14508
|
A 'thisness' is a thing's property of being identical with itself (not the possession of self-identity) [Adams,RM]
|
|
Full Idea:
A thisness is the property of being identical with a certain particular individual - not the property that we all share, of being identical with some individual, but my property of being identical with me, your property of being identical with you etc.
|
|
From:
Robert Merrihew Adams (Primitive Thisness and Primitive Identity [1979], 1)
|
|
A reaction:
These philosophers tell you that a thisness 'is' so-and-so, and don't admit that he (and Plantinga) are putting forward a new theory about haecceities, and one I find implausible.
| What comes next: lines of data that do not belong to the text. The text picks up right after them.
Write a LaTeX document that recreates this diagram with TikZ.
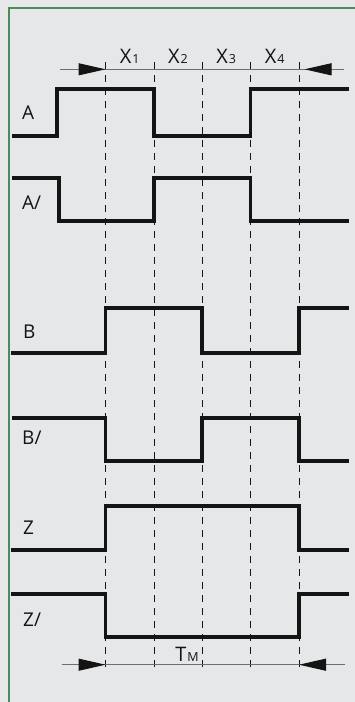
\documentclass[tikz,border=0pt]{standalone}
\usepackage{fontspec}
\setmainfont{Open Sans}
\usetikzlibrary{arrows.meta,positioning}
\definecolor{panel}{HTML}{E6E7E8}
\definecolor{framegreen}{HTML}{4C8A5C}
\definecolor{ink}{HTML}{141414}
\definecolor{dimgrey}{HTML}{6E6E6E}
\newcommand\idx[1]{\kern1pt{\fontsize{12.5}{12.5}\selectfont #1}}
\tikzset{
  every node/.style={text=ink, inner sep=0pt},
  siglabel/.style={anchor=west, font=\fontsize{19}{19}\selectfont},
  steplabel/.style={anchor=base, font=\fontsize{20}{20}\selectfont},
  wave/.style={draw=ink, line width=3.3pt, line join=miter},
  gridline/.style={draw=ink, line width=.8pt, dash pattern=on 7pt off 6pt},
  dimline/.style={draw=dimgrey, line width=1pt},
  dimtip/.style={-{Triangle[length=27pt,width=12pt,color=ink,fill=ink]},
    draw=dimgrey, line width=1pt}
}

\begin{document}
\begin{tikzpicture}[x=1pt,y=-1pt]
\useasboundingbox (0,0) rectangle (355,702);

% panel and its green edge (open to the right and bottom)
\fill[panel] (0,0) rectangle (355,702);
\draw[framegreen, line width=2.2pt, line join=miter] (9,702) -- (9,8) -- (355,8);

% time grid: five dashed instants
\foreach \x [count=\i from 0] in {105.5,154,202,250.5,299} {
  \coordinate (top\i) at (\x,62);
  \coordinate (bot\i) at (\x,671);
  \draw[gridline] (top\i) -- (bot\i);
}

% step labels between the instants
\node[steplabel] (x1) at (129.7,63) {X\idx{1}};
\node[steplabel] (x2) at (178,63) {X\idx{2}};
\node[steplabel] (x3) at (226.2,63) {X\idx{3}};
\node[steplabel] (x4) at (274.7,63) {X\idx{4}};

% dimension line over the steps
\coordinate (dimL) at (60,69.3);
\coordinate (dimR) at (344,69.3);
\coordinate (tipR) at (304.5,69.3);
\draw[dimline] (dimL) -- (dimR);
\draw[dimtip] (dimL) -- (top0 |- dimL);
\draw[dimtip] (dimR) -- (tipR);

% signal names
\node[siglabel] (lblA)  at (22,113) {A};
\node[siglabel] (lblAn) at (22,203) {A/};
\node[siglabel] (lblB)  at (23,332) {B};
\node[siglabel] (lblBn) at (22,438) {B/};
\node[siglabel] (lblZ)  at (23,528) {Z};
\node[siglabel] (lblZn) at (23,620) {Z/};

% waveforms
\draw[wave] (12,136) -- (57,136) -- (57,89) -- (154,89) -- (154,136)
  -- (250.5,136) -- (250.5,89) -- (349,89);
\draw[wave] (12,178) -- (59,178) -- (59,221) -- (154,221) -- (154,178)
  -- (250.5,178) -- (250.5,221) -- (349,221);
\draw[wave] (11,353) -- (105.5,353) -- (105.5,308) -- (202,308) -- (202,353)
  -- (299,353) -- (299,308) -- (349,308);
\draw[wave] (12,418) -- (105.5,418) -- (105.5,461) -- (202,461) -- (202,418)
  -- (299,418) -- (299,461) -- (349,461);
\draw[wave] (11,550) -- (105.5,550) -- (105.5,506) -- (299,506) -- (299,550)
  -- (349,550);
\draw[wave] (11,594) -- (105.5,594) -- (105.5,637) -- (299,637) -- (299,594)
  -- (349,594);

% dimension line under the cycle
\coordinate (cycL) at (61.7,664.7);
\coordinate (cycR) at (345,664.7);
\draw[dimline] (cycL) -- (cycR);
\draw[dimtip] (cycL) -- (top0 |- cycL);
\draw[dimtip] (cycR) -- (top4 |- cycR);
\node[steplabel] (tm) at (187,661) {T\idx{M}};

\end{tikzpicture}
\end{document}
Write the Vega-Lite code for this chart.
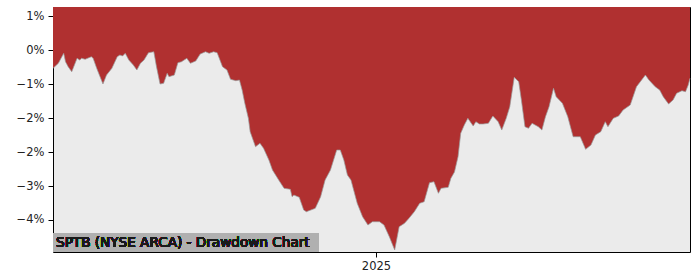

I just don't believe in the property of 'being-identical-to-me'.
|
12034
|
If the universe was cyclical, totally indiscernible events might occur from time to time [Adams,RM]
|
|
Full Idea:
There is a temporal argument for the possibility of non-identical indiscernibles, if there could be a cyclical universe, in which each event was preceded and followed by infinitely many other events qualitatively indiscernible from itself.
|
|
From:
Robert Merrihew Adams (Primitive Thisness and Primitive Identity [1979], 3)
|
|
A reaction:
The argument is a parallel to Max Black's indiscernible spheres in space. Adams offers the reply that time might be tightly 'curved', so that the repetition was indeed the same event again.
|
14510
|
Two events might be indiscernible yet distinct, if there was a universe cyclical in time [Adams,RM]
|
|
Full Idea:
Similar to the argument from spatial dispersal, we can argue against the Identity of Indiscernibles from temporal dispersal. It seems there could be a cyclic universe, ..and thus there could be distinct but indiscernible events, separated temporally.
|
|
From:
Robert Merrihew Adams (Primitive Thisness and Primitive Identity [1979], 3)
|
|
A reaction:
See Idea 14509 for spatial dispersal. If cosmologists decided that a cyclical universe was incoherent, would that ruin the argument? Presumably there might even be indistinguishable events in the one universe (in principle!).
|
16455
|
Black's two globes might be one globe in highly curved space [Adams,RM]
|
|
Full Idea:
If God creates a globe reached by travelling two diameters in a straight line from another globe, this can be described as two globes in Euclidean space, or a single globe in a tightly curved non-Euclidean space.
|
|
From:
Robert Merrihew Adams (Primitive Thisness and Primitive Identity [1979], 3)
|
|
A reaction:
[my compression of Adams's version of Hacking's response to Black, as spotted by Stalnaker] Hence we save the identity of indiscernibles, by saying we can't be sure that two indiscernibles are not one thing, unusually described.